Anders als die Zeit ist der Raum erst in jüngerer Zeit, angeregt durch den spatial turn, in den Fokus der Narratologie getreten.
Unter spatial turn wird eine Beschäftigung mit dem Raum in den Kultur-, Sozial- und Literaturwissenschaften zusammengefasst, die zu einem neuen Verständnis von Raum als wissensproduzierender Größe geführt und Möglichkeiten eröffnet hat, Räume und Raumdarstellungen als konstitutive Elemente übergreifender Weltaneignungsprozesse zu analysieren. Raum erscheint darin nicht mehr als unveränderliche Größe, sondern als fluide, subjektiv erfahrene und verarbeitete Konstituente. Als „Kind der Postmoderne“ (Bachmann-Medick 2010, 284) ist der spatial turn verbunden mit einer übergreifenden Tendenz, sich von einer der Moderne eigenen Fixierung auf Zeit und temporale Phänomene zu lösen und den Raum als vormals „unreinen Stiefbruder der Zeit“ zu rehabilitieren (Böhme 2005, XII; Assmann 2008, 139). Diese Distanzierung von einem als idealistisch empfundenen Interesse an Geist und Zeit bedingt ein neues, pragmatisch verstandenes Interesse nicht nur am Raum, sondern auch an Körper und Körperlichkeit, an der Welt der Dinge und Aspekten von Materialität.

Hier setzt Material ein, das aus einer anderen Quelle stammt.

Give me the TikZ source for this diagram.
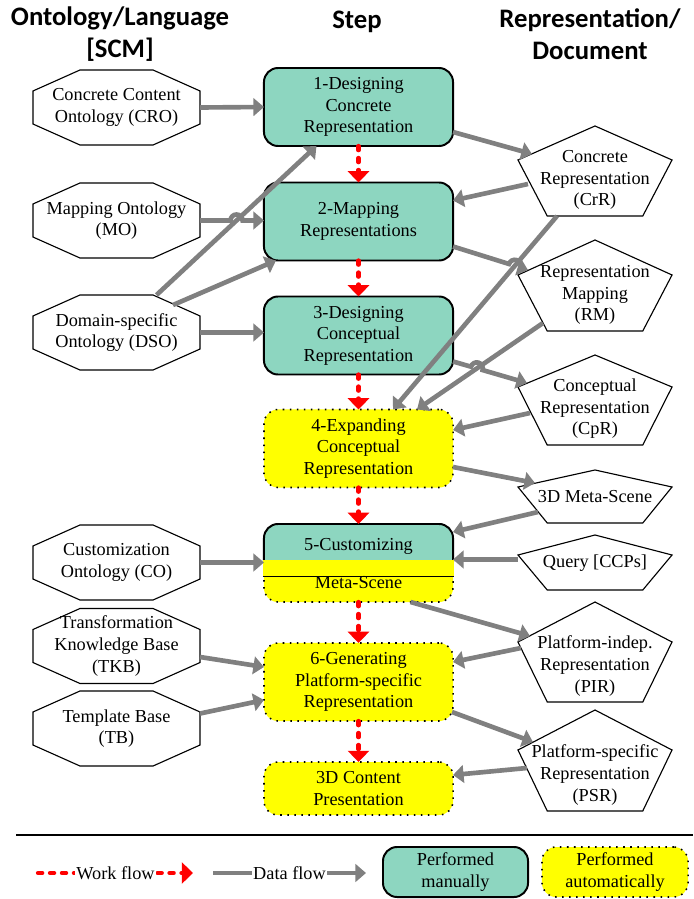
\documentclass[tikz,border=0pt]{standalone}
\usepackage{fontspec}
\setmainfont{Liberation Serif}
\newfontfamily\hdfont{Carlito}
\usepackage{tikz}
\usetikzlibrary{arrows.meta,calc}
\definecolor{mancol}{RGB}{141,214,192}
\definecolor{autcol}{RGB}{255,255,0}
\tikzstyle{hd}=[font=\hdfont\bfseries\fontsize{19}{22.8}\selectfont,align=center]
\tikzstyle{ont}=[rectangle,minimum width=4.175cm,minimum height=1.875cm,inner sep=1pt,outer sep=0pt,align=center]
\tikzstyle{doc}=[rectangle,minimum width=3.85cm,minimum height=1.8cm,inner sep=1pt,outer sep=0pt,align=center]
\tikzstyle{man}=[rectangle,rounded corners=10pt,draw=black,line width=1.4pt,fill=mancol,minimum width=4.725cm,minimum height=1.95cm,inner sep=1pt,outer sep=0pt,align=center]
\tikzstyle{aut}=[man,fill=autcol,line width=1.1pt,dash pattern=on 1.1pt off 3.9pt]
\tikzstyle{dfl}=[draw=gray,line width=3.3pt,-{Triangle[width=12.5pt,length=7.5pt]}]
\tikzstyle{wfl}=[draw=red,line width=3pt,line cap=round,dash pattern=on 3pt off 5.5pt,-{Triangle[width=15pt,length=8pt]}]
% outline of an ontology (octagon) around a node
\newcommand{\octout}[1]{\draw[line width=.8pt] ($(#1.north west)+(47,0)$) -- ($(#1.north east)+(-47,0)$)
  -- ($(#1.north east)+(0,21)$) -- ($(#1.south east)+(0,-21)$) -- ($(#1.south east)+(-47,0)$)
  -- ($(#1.south west)+(47,0)$) -- ($(#1.south west)+(0,-21)$) -- ($(#1.north west)+(0,21)$) -- cycle;}
% outline of a document (pentagon): node, apex rise, corner drop
\newcommand{\pentout}[3]{\draw[line width=.8pt] ($(#1.north)+(0,-#2)$) -- ($(#1.north east)+(0,#3)$)
  -- ($(#1.south east)!.19!(#1.south west)$) -- ($(#1.south west)!.19!(#1.south east)$)
  -- ($(#1.north west)+(0,#3)$) -- cycle;}
\begin{document}
\begin{tikzpicture}[x=0.025cm,y=-0.025cm,font=\fontsize{13}{15.3}\selectfont]
\useasboundingbox (0,0) rectangle (693,899);
\node[hd] (h1) at (120,34) {Ontology/Language\\{[SCM]}};
\node[hd] (h2) at (357,22) {Step};
\node[hd] (h3) at (590,34) {Representation/\\Document};
% ontologies
\node[ont] (cro) at (116.5,107.5) {Concrete Content\\Ontology (CRO)};
\node[ont] (mo) at (116.5,220.5) {Mapping Ontology\\(MO)};
\node[ont] (dso) at (116.5,332.5) {Domain-specific\\Ontology (DSO)};
\node[ont] (co) at (116.5,562.5) {Customization\\Ontology (CO)};
\node[ont] (tkb) at (116.5,646) {Transformation\\Knowledge Base\\(TKB)};
\node[ont] (tb) at (116.5,728.5) {Template Base\\(TB)};
\octout{cro}
\octout{mo}
\octout{dso}
\octout{co}
\octout{tkb}
\octout{tb}
% steps
\node[man] (s1) at (358.5,107) {1-Designing\\Concrete\\Representation};
\node[man] (s2) at (358.5,221.5) {2-Mapping\\Representations};
\node[man] (s3) at (358.5,335.5) {3-Designing\\Conceptual\\Representation};
\node[aut] (s4) at (358.5,448.5) {4-Expanding\\Conceptual\\Representation};
\node[aut] (s5) at (358.5,563) {};
\node[man,minimum height=1.3cm,anchor=north] (s5a) at (s5.north) {\raisebox{0pt}[0pt][0pt]{5-Customizing}};
\fill[autcol] ($(s5.west)+(-1,-3)$) rectangle ($(s5.east)+(1,13)$);
\draw[line width=.5pt] ($(s5.west)+(-1,13)$) -- ($(s5.east)+(1,13)$);
\node (s5b) at ($(s5.south)+(0,-19)$) {Meta-Scene};
\node[aut] (s6) at (358.5,682) {6-Generating\\Platform-specific\\Representation};
\node[aut,minimum height=1.325cm] (s7) at (358.5,788.5) {3D Content\\Presentation};
% documents
\node[doc] (crr) at (595,180) {Concrete\\Representation\\(CrR)};
\node[doc] (rm) at (595,295) {Representation\\Mapping\\(RM)};
\node[doc] (cpr) at (595,409) {Conceptual\\Representation\\(CpR)};
\node[doc,minimum height=1.325cm] (md) at (595,496.5) {3D Meta-Scene};
\node[doc,minimum height=1.325cm] (qry) at (595,563.5) {Query [CCPs]};
\node[doc] (pir) at (595,666) {Platform-indep.\\Representation\\(PIR)};
\node[doc] (psr) at (595,775) {Platform-specific\\Representation\\(PSR)};
\pentout{crr}{18}{16}
\pentout{rm}{19}{16}
\pentout{cpr}{18}{14}
\pentout{md}{0}{17}
\pentout{qry}{2}{18}
\pentout{pir}{28}{12}
\pentout{psr}{29}{11}
% work flow
\draw[wfl] (s1.south) -- (s2.north);
\draw[wfl] (s2.south) -- (s3.north);
\draw[wfl] (s3.south) -- (s4.north);
\draw[wfl] (s4.south) -- (s5.north);
\draw[wfl] (s5.south) -- (s6.north);
\draw[wfl] (s6.south) -- (s7.north);
% data flow
\draw[dfl] (cro.east) -- (s1.west);
\draw[dfl] (mo.east) -- ++(30.5,0) arc[start angle=180,end angle=360,radius=6] -- (s2.west |- mo.east);
\draw[dfl] ($(dso.north)+(40,0)$) -- ($(s1.south)+(-42,0)$);
\draw[dfl] ($(dso.north east)+(-27,10)$) -- ($(s2.south west)+(12,0)$);
\draw[dfl] (dso.east) -- (s3.west |- dso.east);
\draw[dfl] ($(s1.east)+(0,25)$) -- ($(crr.north west)+(14,10)$);
\draw[dfl] ($(crr.west)+(10,4)$) -- ($(s2.east)+(0,-21)$);
\draw[dfl] ($(s2.east)+(0,25)$) -- ($(s2.east)+(56,42.5)$) arc[start angle=197.4,end angle=377.4,radius=6] -- ($(rm.north west)+(10,11)$);
\draw[dfl] ($(crr.south)+(-38,0)$) -- ($(s4.north)+(34.5,0)$);
\draw[dfl] ($(rm.south west)+(25,-8)$) -- ($(s4.north)+(58.5,0)$);
\draw[dfl] ($(s3.east)+(0,26)$) -- ($(s3.east)+(18,31.2)$) arc[start angle=196.2,end angle=376.2,radius=6] -- ($(cpr.north west)+(9,10)$);
\draw[dfl] ($(cpr.west)+(12,4)$) -- ($(s4.east)+(0,-18.5)$);
\draw[dfl] ($(s4.east)+(0,18.5)$) -- ($(md.north west)+(17,13)$);
\draw[dfl] ($(md.west)+(20,15.5)$) -- ($(s5.east)+(0,-31)$);
\draw[dfl] ($(qry.west)+(0,-4)$) -- ($(s5.east)+(0,-3.5)$);
\draw[dfl] (co.east) -- (s5.west |- co.east);
\draw[dfl] ($(s5.south)+(52,0)$) -- ($(pir.north west)+(12,6)$);
\draw[dfl] ($(pir.west)+(3,-18)$) -- ($(s6.east)+(0,-20)$);
\draw[dfl] ($(tkb.east)+(0,11)$) -- ($(s6.west)+(0,-15)$);
\draw[dfl] ($(tb.east)+(0,-15)$) -- ($(s6.west)+(0,18)$);
\draw[dfl] ($(s6.east)+(-1,30)$) -- ($(psr.north west)+(15,3)$);
\draw[dfl] ($(psr.west)+(9,-7)$) -- ($(s7.east)+(0,-13.5)$);
% legend
\draw[line width=1.4pt] (16,835) -- (693,835);
\coordinate (w0) at (38,873);
\coordinate (w1) at (193,873);
\draw[wfl] (w0) -- node[fill=white,inner sep=1pt] (wft) {Work flow} (w1);
\coordinate (d0) at (213,873);
\coordinate (d1) at (366,873);
\draw[dfl] (d0) -- node[fill=white,inner sep=1pt] (dft) {Data flow} (d1);
\node[man,minimum width=3.625cm,minimum height=1.25cm] (lm) at (455.5,872) {Performed\\manually};
\node[aut,minimum width=3.65cm,minimum height=1.25cm] (la) at (615,872) {Performed\\automatically};
\end{tikzpicture}
\end{document}
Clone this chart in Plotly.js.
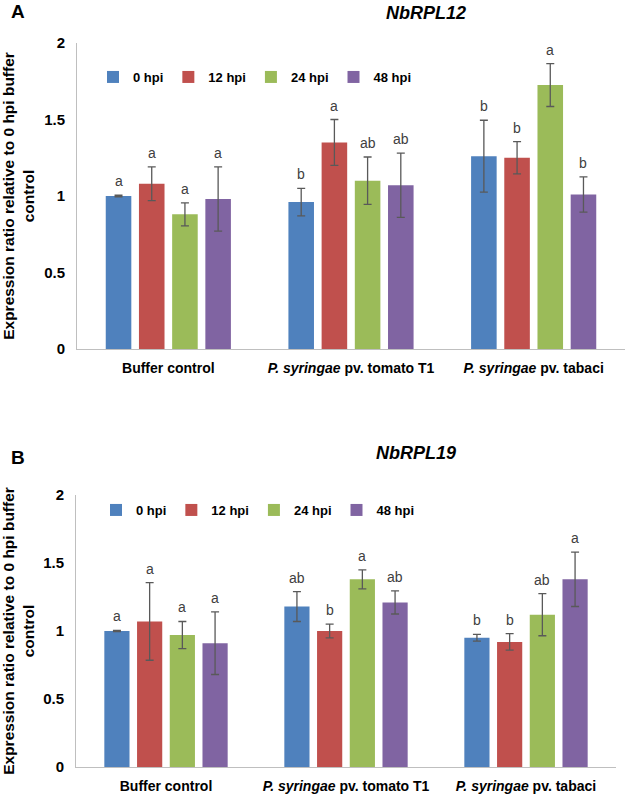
<!DOCTYPE html>
<html>
<head>
<meta charset="utf-8">
<script src="https://cdn.plot.ly/plotly-3.0.1.min.js"></script>
<style>html,body{margin:0;padding:0;background:#fff;}#chart{width:630px;height:795px;}</style>
</head>
<body>
<div id="chart"></div>
<script>
const categories = ['Buffer control', '<i>P. syringae</i> pv. tomato T1', '<i>P. syringae</i> pv. tabaci'];
const seriesNames = ['0 hpi', '12 hpi', '24 hpi', '48 hpi'];

// NbRPL12 (panel A)
const rpl12_0h = [1.00, 0.96, 1.26];
const rpl12_12h = [1.08, 1.35, 1.25];
const rpl12_24h = [0.88, 1.10, 1.725];
const rpl12_48h = [0.98, 1.07, 1.01];
const rpl12_err_0h = [0.005, 0.09, 0.235];
const rpl12_err_12h = [0.11, 0.15, 0.105];
const rpl12_err_24h = [0.075, 0.155, 0.14];
const rpl12_err_48h = [0.21, 0.21, 0.115];
const rpl12_sig_0h = ['a', 'b', 'b'];
const rpl12_sig_12h = ['a', 'a', 'b'];
const rpl12_sig_24h = ['a', 'ab', 'a'];
const rpl12_sig_48h = ['a', 'ab', 'b'];

// NbRPL19 (panel B)
const rpl19_0h = [1.00, 1.18, 0.95];
const rpl19_12h = [1.07, 1.00, 0.92];
const rpl19_24h = [0.97, 1.38, 1.12];
const rpl19_48h = [0.91, 1.21, 1.38];
const rpl19_err_0h = [0.005, 0.11, 0.025];
const rpl19_err_12h = [0.285, 0.05, 0.06];
const rpl19_err_24h = [0.10, 0.07, 0.155];
const rpl19_err_48h = [0.23, 0.085, 0.20];
const rpl19_sig_0h = ['a', 'ab', 'b'];
const rpl19_sig_12h = ['a', 'b', 'b'];
const rpl19_sig_24h = ['a', 'a', 'ab'];
const rpl19_sig_48h = ['a', 'ab', 'a'];

const yTicks = [0, 0.5, 1, 1.5, 2];

const colors = ['#4F81BD', '#C0504D', '#9BBB59', '#8064A2'];
const FONT = 'Liberation Sans, Arial, sans-serif';
const BARGAP = 0.273, GROUPGAP = 0.23;

const panels = [
  {vals: [rpl12_0h, rpl12_12h, rpl12_24h, rpl12_48h], errs: [rpl12_err_0h, rpl12_err_12h, rpl12_err_24h, rpl12_err_48h],
   sigs: [rpl12_sig_0h, rpl12_sig_12h, rpl12_sig_24h, rpl12_sig_48h], xa: 'x', ya: 'y', legend: 'legend'},
  {vals: [rpl19_0h, rpl19_12h, rpl19_24h, rpl19_48h], errs: [rpl19_err_0h, rpl19_err_12h, rpl19_err_24h, rpl19_err_48h],
   sigs: [rpl19_sig_0h, rpl19_sig_12h, rpl19_sig_24h, rpl19_sig_48h], xa: 'x2', ya: 'y2', legend: 'legend2'}
];

const traces = [];
const annotations = [];
panels.forEach(p => {
  seriesNames.forEach((name, i) => {
    traces.push({
      type: 'bar', name: name, x: categories, y: p.vals[i],
      xaxis: p.xa, yaxis: p.ya, legend: p.legend,
      marker: {color: colors[i]},
      error_y: {type: 'data', array: p.errs[i], visible: true, color: '#595959', thickness: 1.3, width: 4},
      hoverinfo: 'y'
    });
    const off = (i - 1.5) * (1 - BARGAP) / 4;
    categories.forEach((c, k) => {
      annotations.push({
        xref: p.xa, yref: p.ya, x: k + off, y: p.vals[i][k] + p.errs[i][k],
        text: p.sigs[i][k], showarrow: false, yanchor: 'bottom', yshift: 4,
        font: {family: FONT, size: 14, color: '#404040'}
      });
    });
  });
});

const W = 630, H = 795;
const px = v => v / W, py = v => 1 - v / H;

annotations.push(
  {xref: 'paper', yref: 'paper', x: px(9), y: py(12), text: '<b>A</b>', showarrow: false, xanchor: 'left', yanchor: 'middle', font: {family: FONT, size: 19, color: '#000'}},
  {xref: 'paper', yref: 'paper', x: px(426), y: py(13), text: '<b><i>NbRPL12</i></b>', showarrow: false, xanchor: 'center', yanchor: 'middle', font: {family: FONT, size: 18, color: '#000'}},
  {xref: 'paper', yref: 'paper', x: px(9), y: py(457), text: '<b>B</b>', showarrow: false, xanchor: 'left', yanchor: 'middle', font: {family: FONT, size: 19, color: '#000'}},
  {xref: 'paper', yref: 'paper', x: px(416), y: py(453), text: '<b><i>NbRPL19</i></b>', showarrow: false, xanchor: 'center', yanchor: 'middle', font: {family: FONT, size: 18, color: '#000'}}
);

const yTitle = {text: 'Expression ratio relative to 0 hpi buffer<br>control', font: {family: FONT, size: 15.5, weight: 'bold', color: '#000'}, standoff: 10};
const yaxisBase = {
  range: [0, 2], tickvals: yTicks, ticktext: yTicks.map(String), showgrid: false, zeroline: false,
  showline: true, linecolor: '#BFBFBF', linewidth: 1, ticks: '',
  tickfont: {family: FONT, size: 15, weight: 'bold', color: '#000'}, ticklabelstandoff: 8,
  automargin: false, title: yTitle, fixedrange: true
};
const xaxisBase = {
  type: 'category', showgrid: false, showline: true, linecolor: '#BFBFBF', linewidth: 1, ticks: '',
  tickfont: {family: FONT, size: 14, weight: 'bold', color: '#000'}, ticklabelstandoff: 6,
  automargin: false, fixedrange: true
};

const legendBase = {orientation: 'h', xref: 'paper', yref: 'paper', xanchor: 'center', yanchor: 'middle',
  font: {family: FONT, size: 13, weight: 'bold', color: '#000'}, bgcolor: 'rgba(0,0,0,0)', itemwidth: 30, traceorder: 'normal'};

const layout = {
  width: W, height: H, margin: {l: 0, r: 0, t: 0, b: 0}, paper_bgcolor: '#fff', plot_bgcolor: '#fff',
  barmode: 'group', bargap: BARGAP, bargroupgap: GROUPGAP, showlegend: true,
  xaxis: Object.assign({}, xaxisBase, {domain: [px(77), px(625)], anchor: 'y'}),
  yaxis: Object.assign({}, yaxisBase, {domain: [py(349), py(43)], anchor: 'x'}),
  xaxis2: Object.assign({}, xaxisBase, {domain: [px(76), px(616)], anchor: 'y2'}),
  yaxis2: Object.assign({}, yaxisBase, {domain: [py(767), py(495)], anchor: 'x2'}),
  legend: Object.assign({}, legendBase, {x: px(255), y: py(77)}),
  legend2: Object.assign({}, legendBase, {x: px(258), y: py(510)}),
  annotations: annotations
};

Plotly.newPlot('chart', traces, layout, {displayModeBar: false, staticPlot: true});
</script>
</body>
</html>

Die Raumnarratologie differenziert u. a. zwischen dem eigentlichen Schauplatz einer Handlung (setting) und solchen Räumen, die durch Berichte, Träume, Imaginationen Teil der erzählten Welt sind (frames; de Jong 2014, 107). Andere Ansätze analysieren den literarisch repräsentierten Raum in einem triadischen Modell, das drei unterschiedliche Arten der Wahrnehmung durch das Bewusstsein zugrunde legt: Gestimmter Raum, Aktionsraum und Anschauungsraum (Haupt 2004). Je nachdem, ob (a) die atmosphärische Färbung des Raumes im Vordergrund steht, (b) die Wechselwirkung zwischen Figuren und Raum oder (c) die Frage, wie das Subjekt den Raum sieht und wie sich umgekehrt der Raum dem wahrnehmenden Subjekt darbietet (‚Sehen und Gesehen-Werden)‘, liegt der Schwerpunkt eines Erzähltextes oder einzelner Partien auf einem der drei genannten Raumarten. Diese bilden dabei keine getrennten, einander ausschließenden Räume, sondern lassen sich wie Folien übereinanderlegen. In Ovids Erzählung von Actaeon (Metamorphosen 3, 131-252), wird eingangs eine Ortsbeschreibung gegeben: Der Held kommt zu einem Tal, das mit Zypressen bewaldet ist (Vers 155 vallis erat piceis et acuta densa cupressu): durch die mit der Zypresse verbundene Todessymbolik erfährt der Raum eine bestimmte Stimmung oder Atmosphäre, die auf das schlimme Ende Actaeons hindeutet, der, nachdem er versehentlich die Göttin Diana beim Bade gesehen hat, zur Strafe in einen Hirsch verwandelt und dann von den eigenen Jagdhunden getötet wird.